Hi! Today my #womancrush...is ME! And I'll tell you why. 1.) Self Love is all the rage 🥂💕 2.) I'm proud of myself. I went shopping today and was so excited to try on summer clothing. To my surprise, over 75% of the clothes I tried on didn't fit me. I had two choices: sit there and cry while focusing on my body, or put on my clothes and go back out for a bigger size. 2 years ago, I would've sat in the dressing room and cried--wishing I could fit into these slinky summer dresses that everyone else wore. But not this time. Today, I chose option number 2. I simply shrugged, put on my clothes, and went back out for a larger size that fit me better and made me look good🔥. My size and weight don't define me. Why am I going to let a dress or a pair of pants ruin my whole day? I'm NOT. I'm still the woman I was yesterday, the day before that, and the day before that.
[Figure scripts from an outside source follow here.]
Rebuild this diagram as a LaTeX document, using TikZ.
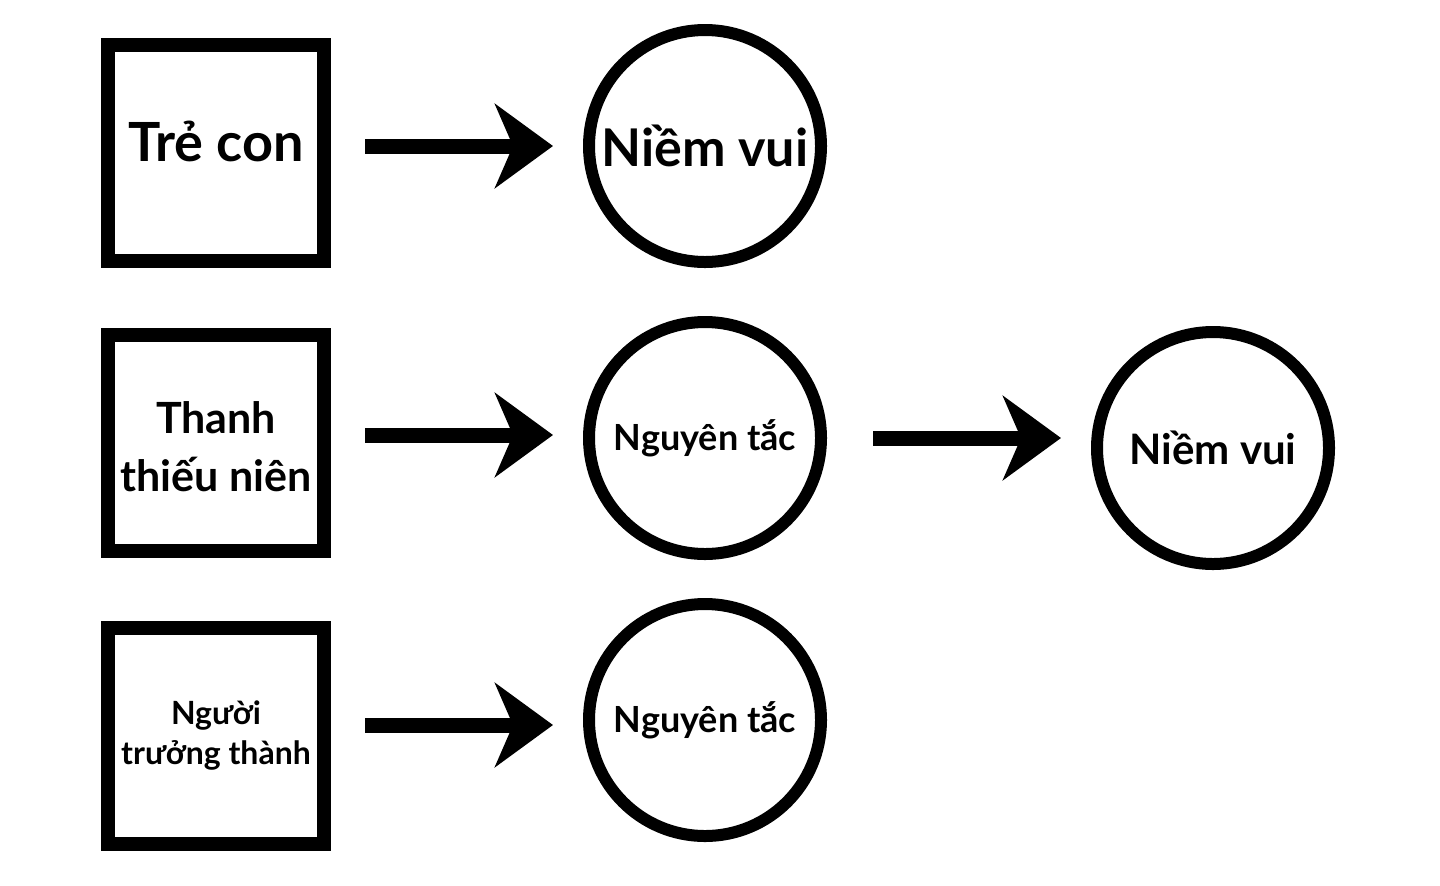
\documentclass[tikz,border=0pt]{standalone}
\usepackage{fontspec}
\setmainfont{Lato}
\usetikzlibrary{arrows.meta}

\begin{document}
\begin{tikzpicture}
    [x=0.5pt, y=-0.5pt, font=\bfseries,
    box/.style={rectangle, draw, line width=7pt, minimum size=108pt, align=center, inner sep=0pt},
    ring/.style={circle, draw, line width=6pt, minimum size=116pt, inner sep=0pt},
    arr/.style={line width=7.5pt, -{Stealth[length=29pt, width=42pt, inset=9pt]}, shorten <=17pt, shorten >=15pt}]
    \useasboundingbox (0,0) rectangle (1440,885);
    % left column
    \node[box, text depth=12pt, font=\bfseries\fontsize{27}{30}\selectfont] (child) at (216,153){Trẻ con};
    \node[box, font=\bfseries\fontsize{21.5}{29}\selectfont] (teen) at (216,443){\rule{0pt}{20pt}Thanh\\thiếu niên};
    \node[box, font=\bfseries\fontsize{16}{20}\selectfont] (adult) at (216,736){Người\\trưởng thành};
    % circles
    \node[ring, font=\bfseries\fontsize{26}{30}\selectfont] (joyA) at (705,146){Niềm vui};
    \node[ring, font=\bfseries\fontsize{18}{20}\selectfont] (ruleA) at (705,438){Nguyên tắc};
    \node[ring, font=\bfseries\fontsize{18}{20}\selectfont] (ruleB) at (705,720){Nguyên tắc};
    \node[ring, font=\bfseries\fontsize{21}{24}\selectfont] (joyB) at (1213,448){Niềm vui};
    % arrows
    \draw[arr] (child.east |- joyA) -- (joyA);
    \draw[arr] (teen.east |- 0,435) -- (ruleA.west |- 0,435);
    \draw[arr] (adult.east |- 0,725) -- (ruleB.west |- 0,725);
    \draw[arr, shorten <=23pt] (ruleA) -- (joyB.west |- ruleA);
\end{tikzpicture}
\end{document}
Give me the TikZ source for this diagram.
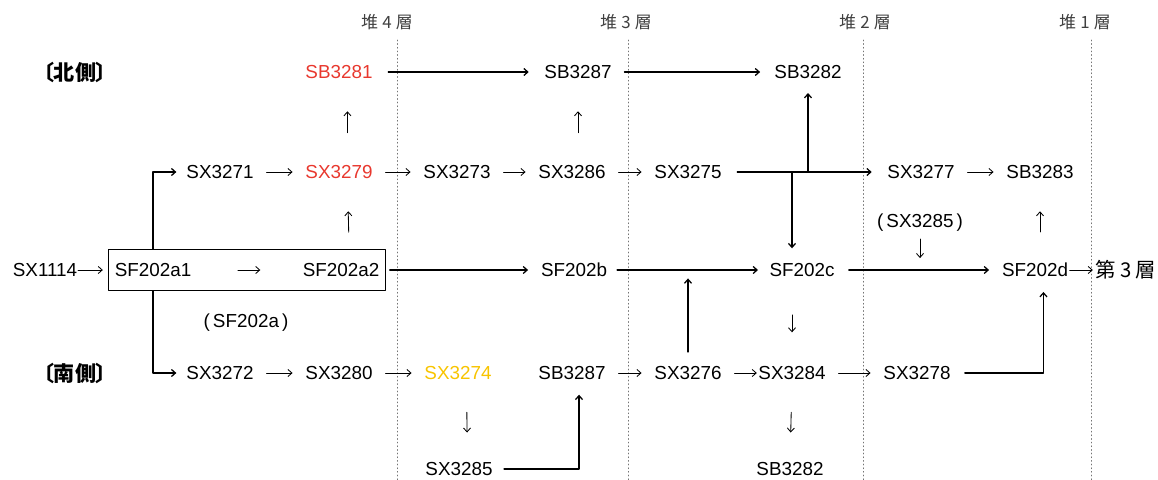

I don't want to be known for my size, I want to be known for my heart and my desire to help others. It took years to change my mindset and develop the skills that I now teach to my clients. You don't have to live your life hating yourself. You can start loving yourself today. 💕 DM or email email@example.com to book your free call! #lifecoach #femaleempowerment #girlboss #girlpower #confidence #key #selflove #bodylove #selfesteem #mentalhealth #plussize #youcandoit #beauty #flawsandall #youareenough #motivation #fearless #positivity #inspireothers #women #love #powerful #lovetheskinyourein #wcw #bopo #bodypositive
And yes, for many women ashamed in their bodies, the journey towards self-love is a long road. One that takes years to reach. So Rachel's advice for accepting yourself just as you are? Throw on your bikini and smile!
"Don't feel the need to let other people's opinions ruin precious memories with your friends and family. Show your daughters what it's like to flaunt their flaws at the pool. No shame. You are BEAUTIFUL."